64,8% «contraints» de rester
D’un autre côté, un peu moins des deux tiers des migrants (64,8%) affirment ne pas pouvoir retourner dans leurs pays d’origine à n’importe quel moment. Les ressortissants syriens sont dans cette situation à raison de 85,6% suivis par les yéménites (77,2%), les ressortissants de la RDC (74,6%), les Centrafricains (72,4%) et les Maliens (70,2%).
C’est ainsi qu’au total, 58,8% des migrants affirment ne pas pouvoir retourner dans leur pays d’origine, à n’importe quel moment, pour des raisons liées à l’insécurité, la guerre ou la persécution dans le pays d’origine. Le manque de moyens financiers est également évoqué en seconde position par 14,8% des migrants. Il est suivi par l’intention de transiter vers un autre pays en troisième position par 7,8% (8,9% parmi les hommes et 6,1% parmi les femmes) et le regroupement familial par 5,8% (8,1% parmi les femmes et 4,3% parmi les hommes). Ceci étant, il y a lieu de noter que 10,2% des migrants, qui ont exprimé la volonté de retourner dans leur pays d’origine, ont affirmé avoir déjà contacté les autorités compétentes pour retourner, sans différence significative entre les hommes (10,9%) et les femmes (9,3%).
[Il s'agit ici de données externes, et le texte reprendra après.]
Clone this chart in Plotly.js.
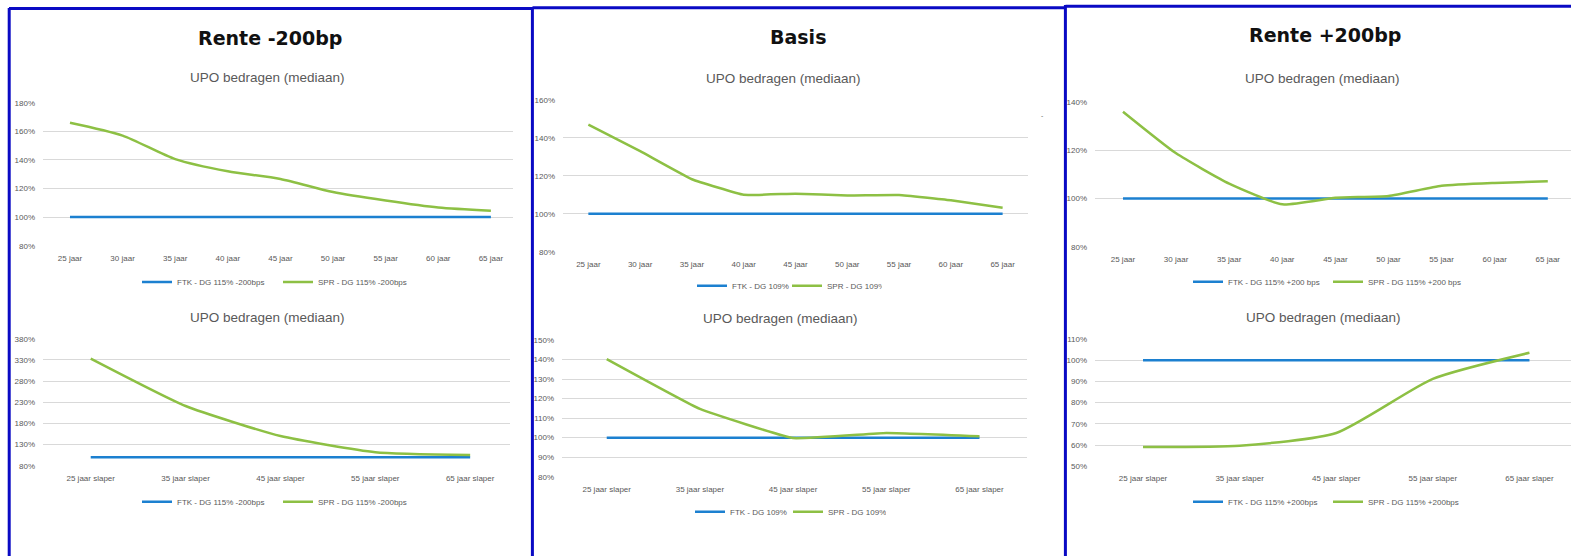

La proportion la plus élevée est observée parmi les ressortissants de la Centrafrique (33,1%), de la Guinée (27,3%), du Cameroun (22,2%) et de la Côte d’Ivoire (11,8%).
S’agissant du sort de la demande de retour formulée auprès des services compétents, un peu plus de la moitié d’entre eux déclarent que les procédures de retour sont toujours en cours (57,7%), et 33,6% ont obtenu l’accord et se préparent à retourner et 8,8% ont renoncé au retour. Enfin, concernant les migrants dont le projet migratoire est indéterminé (8,6%), les hésitations sur la ré-émigration sont plus fréquentes parmi les Maliens (19,1%), les Yéménites (16,1%) et les Centrafricains (12,7%).